# DATASET CONTENT start
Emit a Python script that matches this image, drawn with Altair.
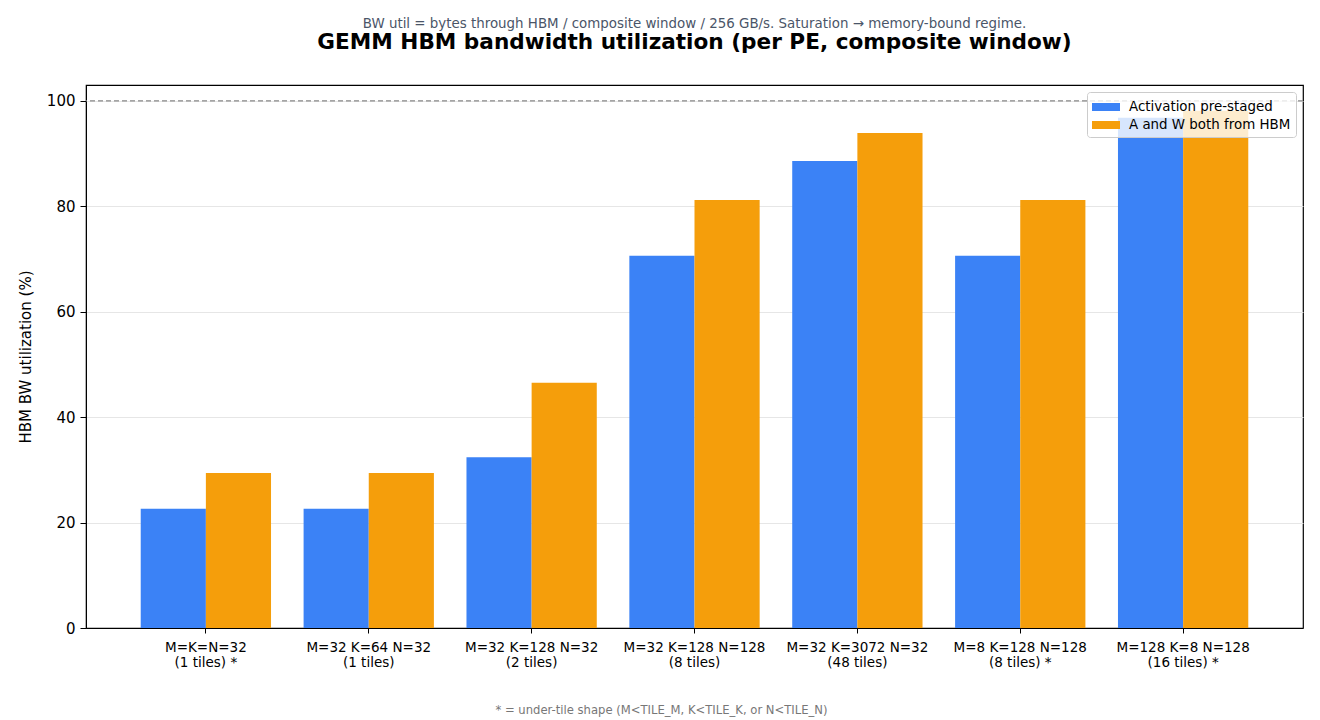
import altair as alt
import pandas as pd

shapes = [
    "M=K=N=32|(1 tiles) *",
    "M=32 K=64 N=32|(1 tiles)",
    "M=32 K=128 N=32|(2 tiles)",
    "M=32 K=128 N=128|(8 tiles)",
    "M=32 K=3072 N=32|(48 tiles)",
    "M=8 K=128 N=128|(8 tiles) *",
    "M=128 K=8 N=128|(16 tiles) *",
]
series = ["Activation pre-staged", "A and W both from HBM"]
prestaged = [22.6, 22.6, 32.4, 70.6, 88.6, 70.6, 96.8]
both_hbm = [29.4, 29.4, 46.5, 81.2, 93.9, 81.2, 98.1]
colors = ["#3b82f6", "#f59e0b"]

rows = []
for s, p, b in zip(shapes, prestaged, both_hbm):
    rows.append({"shape": s, "series": series[0], "util": p})
    rows.append({"shape": s, "series": series[1], "util": b})
df = pd.DataFrame(rows)

FONT = "DejaVu Sans"

bars = alt.Chart(df).mark_bar().encode(
    x=alt.X(
        "shape:N",
        sort=shapes,
        scale=alt.Scale(paddingInner=0.2, paddingOuter=0.336),
        axis=alt.Axis(
            title="* = under-tile shape (M<TILE_M, K<TILE_K, or N<TILE_N)",
            titleFont=FONT,
            titleFontSize=11.6,
            titleFontWeight="normal",
            titleColor="#777777",
            titlePadding=36,
            titleX=575,
            labelExpr="split(datum.label, '|')",
            labelAngle=0,
            labelFont=FONT,
            labelFontSize=13.5,
            labelColor="black",
            labelLineHeight=15,
            labelPadding=7,
            tickColor="black",
            tickSize=5,
            domainColor="black",
            grid=False,
        ),
    ),
    xOffset=alt.XOffset("series:N", sort=series, scale=alt.Scale(paddingInner=0, paddingOuter=0)),
    y=alt.Y(
        "util:Q",
        scale=alt.Scale(domain=[0, 103], nice=False),
        axis=alt.Axis(
            title="HBM BW utilization (%)",
            titleFont=FONT,
            titleFontSize=15,
            titleFontWeight="normal",
            titleColor="black",
            titlePadding=13,
            values=[0, 20, 40, 60, 80, 100],
            labelFont=FONT,
            labelFontSize=15,
            labelColor="black",
            labelPadding=5,
            tickColor="black",
            tickSize=6,
            domainColor="black",
            gridColor="#e6e6e6",
        ),
    ),
    color=alt.Color(
        "series:N",
        sort=series,
        scale=alt.Scale(domain=series, range=colors),
        legend=alt.Legend(
            title=None,
            orient="top-right",
            offset=7,
            labelFont=FONT,
            labelFontSize=13.4,
            labelColor="black",
            labelOffset=17,
            labelLimit=400,
            symbolType="M-1,-0.4H1.8V0.4H-1Z",
            symbolSize=400,
            symbolStrokeWidth=0,
            symbolOpacity=1,
            rowPadding=1,
            padding=5,
            fillColor="rgba(255,255,255,0.8)",
            strokeColor="#cccccc",
            cornerRadius=3,
        ),
    ),
)

limit_df = pd.DataFrame({"limit": [100]})
rule = alt.Chart(limit_df).mark_rule(color="#888888", strokeDash=[5, 3], strokeWidth=1.3).encode(
    y="limit:Q"
)

chart = alt.layer(rule, bars).properties(
    width=1217,
    height=543,
    padding={"left": 10, "top": 9, "right": 5, "bottom": 5},
    title=alt.TitleParams(
        text="BW util = bytes through HBM / composite window / 256 GB/s. Saturation → memory-bound regime.",
        subtitle="GEMM HBM bandwidth utilization (per PE, composite window)",
        font=FONT,
        fontSize=13.4,
        fontWeight="normal",
        color="#4a5568",
        subtitleFont=FONT,
        subtitleFontSize=21.6,
        subtitleFontWeight="bold",
        subtitleColor="black",
        subtitlePadding=2,
        anchor="middle",
        offset=31,
    ),
).configure_view(
    stroke="black", strokeWidth=1.2
).configure_axis(
    labelFlush=False
)

chart.save("out.html", embed_options={"renderer": "svg", "actions": False})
# DATASET CONTENT end
* WHAT TO PRODUCE
Omitting all images, print the listing exactly.

* SOLUTION
Emit a Python script that matches this image, drawn with Altair.
import altair as alt
import pandas as pd

shapes = [
    "M=K=N=32|(1 tiles) *",
    "M=32 K=64 N=32|(1 tiles)",
    "M=32 K=128 N=32|(2 tiles)",
    "M=32 K=128 N=128|(8 tiles)",
    "M=32 K=3072 N=32|(48 tiles)",
    "M=8 K=128 N=128|(8 tiles) *",
    "M=128 K=8 N=128|(16 tiles) *",
]
series = ["Activation pre-staged", "A and W both from HBM"]
prestaged = [22.6, 22.6, 32.4, 70.6, 88.6, 70.6, 96.8]
both_hbm = [29.4, 29.4, 46.5, 81.2, 93.9, 81.2, 98.1]
colors = ["#3b82f6", "#f59e0b"]

rows = []
for s, p, b in zip(shapes, prestaged, both_hbm):
    rows.append({"shape": s, "series": series[0], "util": p})
    rows.append({"shape": s, "series": series[1], "util": b})
df = pd.DataFrame(rows)

FONT = "DejaVu Sans"

bars = alt.Chart(df).mark_bar().encode(
    x=alt.X(
        "shape:N",
        sort=shapes,
        scale=alt.Scale(paddingInner=0.2, paddingOuter=0.336),
        axis=alt.Axis(
            title="* = under-tile shape (M<TILE_M, K<TILE_K, or N<TILE_N)",
            titleFont=FONT,
            titleFontSize=11.6,
            titleFontWeight="normal",
            titleColor="#777777",
            titlePadding=36,
            titleX=575,
            labelExpr="split(datum.label, '|')",
            labelAngle=0,
            labelFont=FONT,
            labelFontSize=13.5,
            labelColor="black",
            labelLineHeight=15,
            labelPadding=7,
            tickColor="black",
            tickSize=5,
            domainColor="black",
            grid=False,
        ),
    ),
    xOffset=alt.XOffset("series:N", sort=series, scale=alt.Scale(paddingInner=0, paddingOuter=0)),
    y=alt.Y(
        "util:Q",
        scale=alt.Scale(domain=[0, 103], nice=False),
        axis=alt.Axis(
            title="HBM BW utilization (%)",
            titleFont=FONT,
            titleFontSize=15,
            titleFontWeight="normal",
            titleColor="black",
            titlePadding=13,
            values=[0, 20, 40, 60, 80, 100],
            labelFont=FONT,
            labelFontSize=15,
            labelColor="black",
            labelPadding=5,
            tickColor="black",
            tickSize=6,
            domainColor="black",
            gridColor="#e6e6e6",
        ),
    ),
    color=alt.Color(
        "series:N",
        sort=series,
        scale=alt.Scale(domain=series, range=colors),
        legend=alt.Legend(
            title=None,
            orient="top-right",
            offset=7,
            labelFont=FONT,
            labelFontSize=13.4,
            labelColor="black",
            labelOffset=17,
            labelLimit=400,
            symbolType="M-1,-0.4H1.8V0.4H-1Z",
            symbolSize=400,
            symbolStrokeWidth=0,
            symbolOpacity=1,
            rowPadding=1,
            padding=5,
            fillColor="rgba(255,255,255,0.8)",
            strokeColor="#cccccc",
            cornerRadius=3,
        ),
    ),
)

limit_df = pd.DataFrame({"limit": [100]})
rule = alt.Chart(limit_df).mark_rule(color="#888888", strokeDash=[5, 3], strokeWidth=1.3).encode(
    y="limit:Q"
)

chart = alt.layer(rule, bars).properties(
    width=1217,
    height=543,
    padding={"left": 10, "top": 9, "right": 5, "bottom": 5},
    title=alt.TitleParams(
        text="BW util = bytes through HBM / composite window / 256 GB/s. Saturation → memory-bound regime.",
        subtitle="GEMM HBM bandwidth utilization (per PE, composite window)",
        font=FONT,
        fontSize=13.4,
        fontWeight="normal",
        color="#4a5568",
        subtitleFont=FONT,
        subtitleFontSize=21.6,
        subtitleFontWeight="bold",
        subtitleColor="black",
        subtitlePadding=2,
        anchor="middle",
        offset=31,
    ),
).configure_view(
    stroke="black", strokeWidth=1.2
).configure_axis(
    labelFlush=False
)

chart.save("out.html", embed_options={"renderer": "svg", "actions": False})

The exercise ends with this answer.